*OBJECTIVE:* Copy the data word for word, keeping every line.

*DATA SHOWN:*
>>>>>

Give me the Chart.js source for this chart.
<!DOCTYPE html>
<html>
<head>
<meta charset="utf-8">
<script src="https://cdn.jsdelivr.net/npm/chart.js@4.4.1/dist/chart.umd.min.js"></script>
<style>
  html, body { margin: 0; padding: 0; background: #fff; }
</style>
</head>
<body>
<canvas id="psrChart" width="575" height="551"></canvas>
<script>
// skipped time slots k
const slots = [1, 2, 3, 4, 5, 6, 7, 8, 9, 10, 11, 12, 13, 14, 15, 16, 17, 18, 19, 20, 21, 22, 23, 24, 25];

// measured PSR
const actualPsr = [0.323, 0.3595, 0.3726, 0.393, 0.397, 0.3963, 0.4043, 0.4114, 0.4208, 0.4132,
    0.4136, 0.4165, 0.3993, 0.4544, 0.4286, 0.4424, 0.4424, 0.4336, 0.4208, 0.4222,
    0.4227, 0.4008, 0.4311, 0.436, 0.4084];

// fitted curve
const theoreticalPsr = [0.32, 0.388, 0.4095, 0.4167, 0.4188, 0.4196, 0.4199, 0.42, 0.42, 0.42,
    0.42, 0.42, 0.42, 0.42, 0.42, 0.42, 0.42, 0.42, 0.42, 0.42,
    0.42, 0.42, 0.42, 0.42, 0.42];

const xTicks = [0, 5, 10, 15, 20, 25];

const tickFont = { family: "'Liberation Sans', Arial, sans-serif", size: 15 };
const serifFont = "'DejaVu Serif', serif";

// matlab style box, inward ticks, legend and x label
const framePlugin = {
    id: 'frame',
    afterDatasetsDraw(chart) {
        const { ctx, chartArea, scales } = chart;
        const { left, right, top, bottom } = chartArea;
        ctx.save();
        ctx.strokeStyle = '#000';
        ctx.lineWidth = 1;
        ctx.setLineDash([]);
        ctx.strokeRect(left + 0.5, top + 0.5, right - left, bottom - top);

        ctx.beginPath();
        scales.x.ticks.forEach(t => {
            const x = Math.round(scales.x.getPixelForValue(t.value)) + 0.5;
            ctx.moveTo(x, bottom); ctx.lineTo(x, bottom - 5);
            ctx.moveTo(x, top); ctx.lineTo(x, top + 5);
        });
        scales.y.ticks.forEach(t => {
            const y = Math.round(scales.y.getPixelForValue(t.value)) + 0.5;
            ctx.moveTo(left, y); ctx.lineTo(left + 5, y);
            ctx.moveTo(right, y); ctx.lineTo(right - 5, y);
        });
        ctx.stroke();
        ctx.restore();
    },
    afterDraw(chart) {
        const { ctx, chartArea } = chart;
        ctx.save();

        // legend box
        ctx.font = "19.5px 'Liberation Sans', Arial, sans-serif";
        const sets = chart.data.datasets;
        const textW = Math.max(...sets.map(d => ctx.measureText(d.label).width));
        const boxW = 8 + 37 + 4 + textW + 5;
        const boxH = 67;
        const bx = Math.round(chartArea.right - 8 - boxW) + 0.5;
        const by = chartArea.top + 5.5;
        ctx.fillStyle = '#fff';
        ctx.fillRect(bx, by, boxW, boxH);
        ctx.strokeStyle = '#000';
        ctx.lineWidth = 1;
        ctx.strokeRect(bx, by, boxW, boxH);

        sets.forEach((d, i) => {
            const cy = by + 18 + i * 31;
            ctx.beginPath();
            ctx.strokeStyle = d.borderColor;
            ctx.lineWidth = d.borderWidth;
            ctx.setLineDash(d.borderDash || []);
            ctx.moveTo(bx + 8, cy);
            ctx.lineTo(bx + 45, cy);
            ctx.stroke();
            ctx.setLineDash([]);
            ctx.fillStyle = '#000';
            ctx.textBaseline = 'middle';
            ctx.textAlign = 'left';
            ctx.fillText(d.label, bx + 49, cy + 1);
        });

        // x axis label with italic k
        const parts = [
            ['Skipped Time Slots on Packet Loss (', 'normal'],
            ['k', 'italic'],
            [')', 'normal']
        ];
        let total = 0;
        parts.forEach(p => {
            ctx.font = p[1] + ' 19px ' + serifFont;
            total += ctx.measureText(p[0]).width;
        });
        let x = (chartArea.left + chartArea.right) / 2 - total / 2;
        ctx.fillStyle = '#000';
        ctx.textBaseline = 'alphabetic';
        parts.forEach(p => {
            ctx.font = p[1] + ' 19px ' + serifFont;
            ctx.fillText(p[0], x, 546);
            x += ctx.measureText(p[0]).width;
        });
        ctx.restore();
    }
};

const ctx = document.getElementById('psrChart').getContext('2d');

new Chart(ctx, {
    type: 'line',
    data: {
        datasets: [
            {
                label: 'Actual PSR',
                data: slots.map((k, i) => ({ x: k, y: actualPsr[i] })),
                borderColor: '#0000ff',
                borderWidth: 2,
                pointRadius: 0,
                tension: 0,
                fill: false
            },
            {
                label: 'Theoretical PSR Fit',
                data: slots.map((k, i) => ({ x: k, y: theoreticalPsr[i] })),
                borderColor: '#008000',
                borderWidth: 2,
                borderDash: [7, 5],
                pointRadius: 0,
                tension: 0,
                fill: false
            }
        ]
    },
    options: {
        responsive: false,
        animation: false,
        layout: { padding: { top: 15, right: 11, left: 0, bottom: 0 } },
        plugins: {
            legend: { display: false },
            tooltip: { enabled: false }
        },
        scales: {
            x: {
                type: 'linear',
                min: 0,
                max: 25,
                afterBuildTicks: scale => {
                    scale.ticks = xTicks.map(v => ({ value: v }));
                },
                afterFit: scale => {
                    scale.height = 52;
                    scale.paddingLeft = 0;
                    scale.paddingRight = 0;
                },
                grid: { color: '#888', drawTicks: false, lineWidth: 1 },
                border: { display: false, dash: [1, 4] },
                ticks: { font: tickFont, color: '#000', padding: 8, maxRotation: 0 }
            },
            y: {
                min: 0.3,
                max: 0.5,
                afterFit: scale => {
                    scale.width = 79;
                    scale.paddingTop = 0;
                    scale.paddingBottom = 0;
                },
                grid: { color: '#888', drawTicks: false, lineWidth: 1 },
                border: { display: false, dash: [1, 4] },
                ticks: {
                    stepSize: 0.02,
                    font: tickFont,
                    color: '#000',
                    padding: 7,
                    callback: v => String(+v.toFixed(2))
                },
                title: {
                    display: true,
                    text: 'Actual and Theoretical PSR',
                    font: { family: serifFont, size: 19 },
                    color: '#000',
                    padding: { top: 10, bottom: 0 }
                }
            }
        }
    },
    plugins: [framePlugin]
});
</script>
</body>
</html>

<<<<<

*RESULT FOR THIS TASK:*
Give me the Chart.js source for this chart.
<!DOCTYPE html>
<html>
<head>
<meta charset="utf-8">
<script src="https://cdn.jsdelivr.net/npm/chart.js@4.4.1/dist/chart.umd.min.js"></script>
<style>
  html, body { margin: 0; padding: 0; background: #fff; }
</style>
</head>
<body>
<canvas id="psrChart" width="575" height="551"></canvas>
<script>
// skipped time slots k
const slots = [1, 2, 3, 4, 5, 6, 7, 8, 9, 10, 11, 12, 13, 14, 15, 16, 17, 18, 19, 20, 21, 22, 23, 24, 25];

// measured PSR
const actualPsr = [0.323, 0.3595, 0.3726, 0.393, 0.397, 0.3963, 0.4043, 0.4114, 0.4208, 0.4132,
    0.4136, 0.4165, 0.3993, 0.4544, 0.4286, 0.4424, 0.4424, 0.4336, 0.4208, 0.4222,
    0.4227, 0.4008, 0.4311, 0.436, 0.4084];

// fitted curve
const theoreticalPsr = [0.32, 0.388, 0.4095, 0.4167, 0.4188, 0.4196, 0.4199, 0.42, 0.42, 0.42,
    0.42, 0.42, 0.42, 0.42, 0.42, 0.42, 0.42, 0.42, 0.42, 0.42,
    0.42, 0.42, 0.42, 0.42, 0.42];

const xTicks = [0, 5, 10, 15, 20, 25];

const tickFont = { family: "'Liberation Sans', Arial, sans-serif", size: 15 };
const serifFont = "'DejaVu Serif', serif";

// matlab style box, inward ticks, legend and x label
const framePlugin = {
    id: 'frame',
    afterDatasetsDraw(chart) {
        const { ctx, chartArea, scales } = chart;
        const { left, right, top, bottom } = chartArea;
        ctx.save();
        ctx.strokeStyle = '#000';
        ctx.lineWidth = 1;
        ctx.setLineDash([]);
        ctx.strokeRect(left + 0.5, top + 0.5, right - left, bottom - top);

        ctx.beginPath();
        scales.x.ticks.forEach(t => {
            const x = Math.round(scales.x.getPixelForValue(t.value)) + 0.5;
            ctx.moveTo(x, bottom); ctx.lineTo(x, bottom - 5);
            ctx.moveTo(x, top); ctx.lineTo(x, top + 5);
        });
        scales.y.ticks.forEach(t => {
            const y = Math.round(scales.y.getPixelForValue(t.value)) + 0.5;
            ctx.moveTo(left, y); ctx.lineTo(left + 5, y);
            ctx.moveTo(right, y); ctx.lineTo(right - 5, y);
        });
        ctx.stroke();
        ctx.restore();
    },
    afterDraw(chart) {
        const { ctx, chartArea } = chart;
        ctx.save();

        // legend box
        ctx.font = "19.5px 'Liberation Sans', Arial, sans-serif";
        const sets = chart.data.datasets;
        const textW = Math.max(...sets.map(d => ctx.measureText(d.label).width));
        const boxW = 8 + 37 + 4 + textW + 5;
        const boxH = 67;
        const bx = Math.round(chartArea.right - 8 - boxW) + 0.5;
        const by = chartArea.top + 5.5;
        ctx.fillStyle = '#fff';
        ctx.fillRect(bx, by, boxW, boxH);
        ctx.strokeStyle = '#000';
        ctx.lineWidth = 1;
        ctx.strokeRect(bx, by, boxW, boxH);

        sets.forEach((d, i) => {
            const cy = by + 18 + i * 31;
            ctx.beginPath();
            ctx.strokeStyle = d.borderColor;
            ctx.lineWidth = d.borderWidth;
            ctx.setLineDash(d.borderDash || []);
            ctx.moveTo(bx + 8, cy);
            ctx.lineTo(bx + 45, cy);
            ctx.stroke();
            ctx.setLineDash([]);
            ctx.fillStyle = '#000';
            ctx.textBaseline = 'middle';
            ctx.textAlign = 'left';
            ctx.fillText(d.label, bx + 49, cy + 1);
        });

        // x axis label with italic k
        const parts = [
            ['Skipped Time Slots on Packet Loss (', 'normal'],
            ['k', 'italic'],
            [')', 'normal']
        ];
        let total = 0;
        parts.forEach(p => {
            ctx.font = p[1] + ' 19px ' + serifFont;
            total += ctx.measureText(p[0]).width;
        });
        let x = (chartArea.left + chartArea.right) / 2 - total / 2;
        ctx.fillStyle = '#000';
        ctx.textBaseline = 'alphabetic';
        parts.forEach(p => {
            ctx.font = p[1] + ' 19px ' + serifFont;
            ctx.fillText(p[0], x, 546);
            x += ctx.measureText(p[0]).width;
        });
        ctx.restore();
    }
};

const ctx = document.getElementById('psrChart').getContext('2d');

new Chart(ctx, {
    type: 'line',
    data: {
        datasets: [
            {
                label: 'Actual PSR',
                data: slots.map((k, i) => ({ x: k, y: actualPsr[i] })),
                borderColor: '#0000ff',
                borderWidth: 2,
                pointRadius: 0,
                tension: 0,
                fill: false
            },
            {
                label: 'Theoretical PSR Fit',
                data: slots.map((k, i) => ({ x: k, y: theoreticalPsr[i] })),
                borderColor: '#008000',
                borderWidth: 2,
                borderDash: [7, 5],
                pointRadius: 0,
                tension: 0,
                fill: false
            }
        ]
    },
    options: {
        responsive: false,
        animation: false,
        layout: { padding: { top: 15, right: 11, left: 0, bottom: 0 } },
        plugins: {
            legend: { display: false },
            tooltip: { enabled: false }
        },
        scales: {
            x: {
                type: 'linear',
                min: 0,
                max: 25,
                afterBuildTicks: scale => {
                    scale.ticks = xTicks.map(v => ({ value: v }));
                },
                afterFit: scale => {
                    scale.height = 52;
                    scale.paddingLeft = 0;
                    scale.paddingRight = 0;
                },
                grid: { color: '#888', drawTicks: false, lineWidth: 1 },
                border: { display: false, dash: [1, 4] },
                ticks: { font: tickFont, color: '#000', padding: 8, maxRotation: 0 }
            },
            y: {
                min: 0.3,
                max: 0.5,
                afterFit: scale => {
                    scale.width = 79;
                    scale.paddingTop = 0;
                    scale.paddingBottom = 0;
                },
                grid: { color: '#888', drawTicks: false, lineWidth: 1 },
                border: { display: false, dash: [1, 4] },
                ticks: {
                    stepSize: 0.02,
                    font: tickFont,
                    color: '#000',
                    padding: 7,
                    callback: v => String(+v.toFixed(2))
                },
                title: {
                    display: true,
                    text: 'Actual and Theoretical PSR',
                    font: { family: serifFont, size: 19 },
                    color: '#000',
                    padding: { top: 10, bottom: 0 }
                }
            }
        }
    },
    plugins: [framePlugin]
});
</script>
</body>
</html>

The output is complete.